The Board’s definition of ‘conversion therapy’ is very one-sided, with the result that, by prohibiting such counseling, counselors would only be allowed to use words that promote transgenderism, and not words that would support the patient’s chromosomal sex.  This would deprive patients of needed guidance.  Licensed counselors should not be punished for assisting patients in overcoming unwanted sexual feelings.  Depriving patients of needed guidance is to tell the patient, no, you can’t change, and there’s no one who can help you do so – this amounts to telling the patient that there is no hope.
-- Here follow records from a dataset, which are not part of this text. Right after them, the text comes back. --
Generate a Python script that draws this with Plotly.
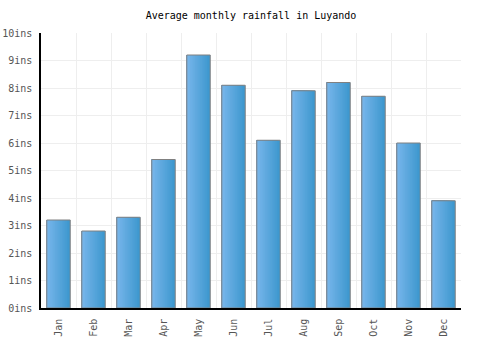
import plotly.graph_objects as go

months = ["Jan", "Feb", "Mar", "Apr", "May", "Jun", "Jul", "Aug", "Sep", "Oct", "Nov", "Dec"]
rainfall = [3.2, 2.8, 3.3, 5.4, 9.2, 8.1, 6.1, 7.9, 8.2, 7.7, 6.0, 3.9]
y_ticks = list(range(0, 11))
y_tick_text = [f"{v}ins" for v in y_ticks]

font_family = "DejaVu Sans Mono, monospace"

bar_w = 0.67
steps = 14
light = (0x76, 0xb5, 0xea)
dark = (0x3d, 0x97, 0xce)

fig = go.Figure()
# horizontal gradient: darkest full-width layer first, lighter narrower layers on top, all left-aligned
for i in range(steps):
    t = i / (steps - 1)
    c = tuple(round(dark[k] + (light[k] - dark[k]) * t) for k in range(3))
    w = bar_w * (1 - i / steps)
    fig.add_trace(go.Bar(
        x=months, y=rainfall, width=w, offset=-bar_w / 2,
        marker=dict(color="rgb(%d,%d,%d)" % c, line=dict(width=0)),
        hoverinfo="skip" if i else "x+y",
    ))
# outline
fig.add_trace(go.Bar(
    x=months, y=rainfall, width=bar_w, offset=-bar_w / 2,
    marker=dict(color="rgba(0,0,0,0)", line=dict(color="#808080", width=1)),
    hoverinfo="skip",
))

fig.update_layout(
    width=500, height=350,
    margin=dict(l=41, r=39, t=33, b=42),
    barmode="overlay",
    paper_bgcolor="white", plot_bgcolor="white",
    title=dict(text="Average monthly rainfall in Luyando", x=0.5, xref="paper", y=0.955, yanchor="middle",
               font=dict(family=font_family, size=10, color="#000")),
    showlegend=False,
    font=dict(family=font_family, size=10, color="#555"),
)
fig.update_xaxes(
    type="category", tickangle=-90, tickson="boundaries", showgrid=True, gridcolor="#eeeeee",
    showline=True, linecolor="#000", linewidth=1.5, ticks="", tickfont=dict(size=10, color="#555"),
    automargin=False, ticklabelstandoff=5,
)
fig.update_yaxes(
    range=[0, 10], tickmode="array", tickvals=y_ticks, ticktext=y_tick_text, showgrid=True, gridcolor="#eeeeee",
    showline=True, linecolor="#000", linewidth=1.5, ticks="", zeroline=False,
    tickfont=dict(size=10, color="#555"), automargin=False, ticklabelstandoff=5,
)

fig.write_html("out.html")
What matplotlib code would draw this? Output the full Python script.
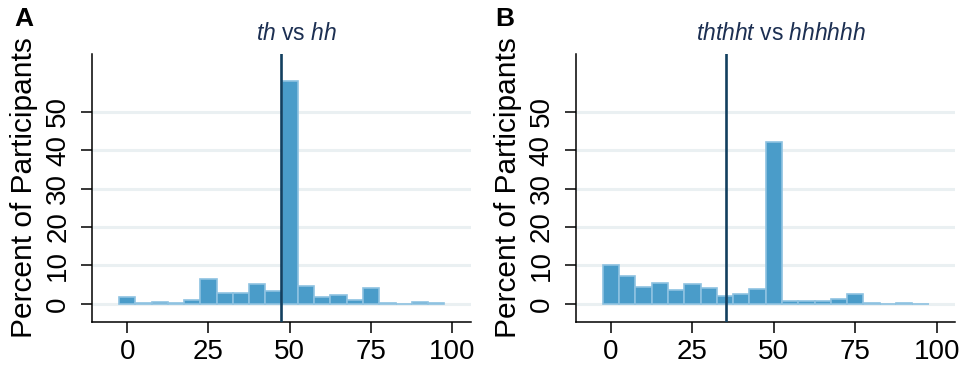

It is incorrect to say that the counseling the Board defines as ‘conversion therapy’ “does not work” or that it is not effective or safe.  People can and have changed.  Even the American Psychiatric Association and the American Psychological Association report that up to 98% of gender-confused boys and 88% of gender-confused girls eventually accept their chromosomal sex by adolescence or adulthood if allowed to do so.  The real harm to children lies in keeping them from the help they need in their time of conflict.

Ideological biases against biologically-affirming and faith-based counseling should not be a valid basis for denying it to patients who are seeking it, or for punishing licensed counselors who are called to compassionately help them find it.  To prohibit biological-affirming counseling is to deny patients their basic right to direct the objectives of the counseling they seek.